La storia dello Champagne prodotto in Unione Sovietica

L’utopia dello “Champagne Sovietico” voluto da Stalin

Dalla corte degli zar agli ambiziosi progetti propagandistici del Segretario Generale, la Russia ha una sua singolare storia di produzione spumantistica.

Gli spumanti Metodo Classico – come è ad esempio lo Champagne -, da sempre sinonimo di lusso e celebrazione, agli inizi del secolo scorso hanno trovato terreno fertile anche in un contesto storico e politico tanto diverso come quello dell’Unione Sovietica. Ma come è possibile che una bevanda così intrinsecamente legata al capitalismo abbia potuto attecchire in un regime comunista? La risposta risiede in un intrigante intreccio di storia, ideologia e ambizione.

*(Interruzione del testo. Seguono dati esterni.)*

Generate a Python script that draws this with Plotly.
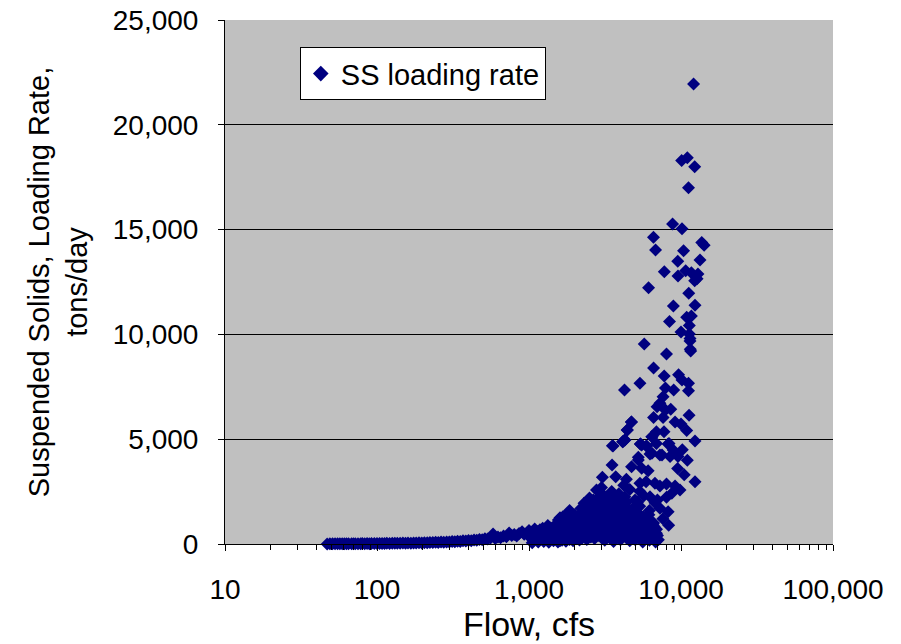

Le prime bollicine russe fecero la loro comparsa ben prima della rivoluzione bolscevica. Già sotto lo zar Paolo I, alla fine del XVIII secolo, si tentarono i primi esperimenti con la produzione di spumanti, ispirandosi ai metodi francesi. Fu però con i Principi Golitsyn, alla fine del XIX secolo, che la viticoltura russa conobbe un vero e proprio boom tanto che ad Abrau-Djurso, in Crimea, pare si producessero vini in grado di rivaleggiare con quelli francesi. Con la Rivoluzione d’ottobre e l’avvento del regime sovietico, il destino del cosiddetto Champagne russo sembrava segnato. Ma Stalin, con la sua visione di una Russia potente, decise di rilanciare la produzione di bollicine. L’obiettivo era duplice: dimostrare al mondo la prosperità del comunismo e offrire un bene di lusso alla popolazione.

Nel 1936, nacque così il Sovetskoe šampanskoye: un progetto ambizioso per produrre Champagne su larga scala e a prezzi accessibili, trasformandolo in un simbolo del benessere sovietico. «L’idea era di rendere disponibili cose come “Champagne”, cioccolato e caviale a un prezzo piuttosto basso in modo da poter dire che il nuovo lavoratore sovietico viveva come gli aristocratici nel vecchio mondo», spiega Jukka Gronow, autrice di Caviar with Champagne: Il lusso comune e gli ideali della buona vita nella Russia di Stalin.

Ma prima che il proletariato potesse stappare queste prestigiose bottiglie, i viticoltori avevano la necessità di coltivare l’uva e produrre il vino a basso costo. Ciò richiedeva una produzione su scala industriale e non un’attività artigianale come avveniva allora in Champagne. Come risolvere il problema? La risposta arrivò dall’enologo Anton Frolov-Bagreyev, che ovviò al più lungo e complesso Metodo Champenoise attraverso l’introduzione di serbatoi pressurizzati (Metodo Charmat) che avevano la funzione di condensare il processo di maturazione di tre anni in un mese, permettendo di produrre lotti da 5mila a 10mila litri alla volta. Inoltre, per trasformare in realtà la scintillante retorica di Stalin, attraverso una serie di leggi il governo sovietico ordinò immediatamente la creazione di nuovi vigneti, fabbriche e magazzini, nonché il reclutamento e la formazione di migliaia di nuovi lavoratori. Obiettivo ufficiale? Arrivare alla produzione di 12 milioni di bottiglie entro il 1942.

Le cose non andarono però come Stalin sperava perché il vino, con la sua bassa qualità, non riuscì a competere con gli standard internazionali, né a conquistare i palati dei consumatori più esigenti. Nonostante questi limiti, lo spumante sovietico trovò un suo spazio nei mercati controllati dall’Unione Sovietica e divenne un simbolo delle celebrazioni ufficiali, utilizzato per promuovere l’immagine del regime. La perestroika, la politica di riforme avviata da Gorbaciov e la successiva dissoluzione dell’Unione Sovietica sconvolsero profondamente l’economia russa e così il “Sovetskoe šampanskoye” subì un forte declino. Molte cantine fallirono e la qualità degli spumanti, già bassa, diminuì drasticamente tanto da renderli difficilmente vendibili anche sul mercato interno.

Tuttavia, l’eredità dello Champagne sovietico è ancora viva e ancora oggi alcune cantine in Russia, continuano a produrre spumanti portando avanti una tradizione vinicola che, per competere a livello mondiale, avrà bisogno di ingenti investimenti in know-how che oggi stentano a partire. Quello che auspichiamo, invece, è che le poche bottiglie di bollicine ancora prodotte possano suggellare l’accordo di pace tra Russia ed Ucraina: la fine di una guerra è sempre un ottimo motivo per brindare.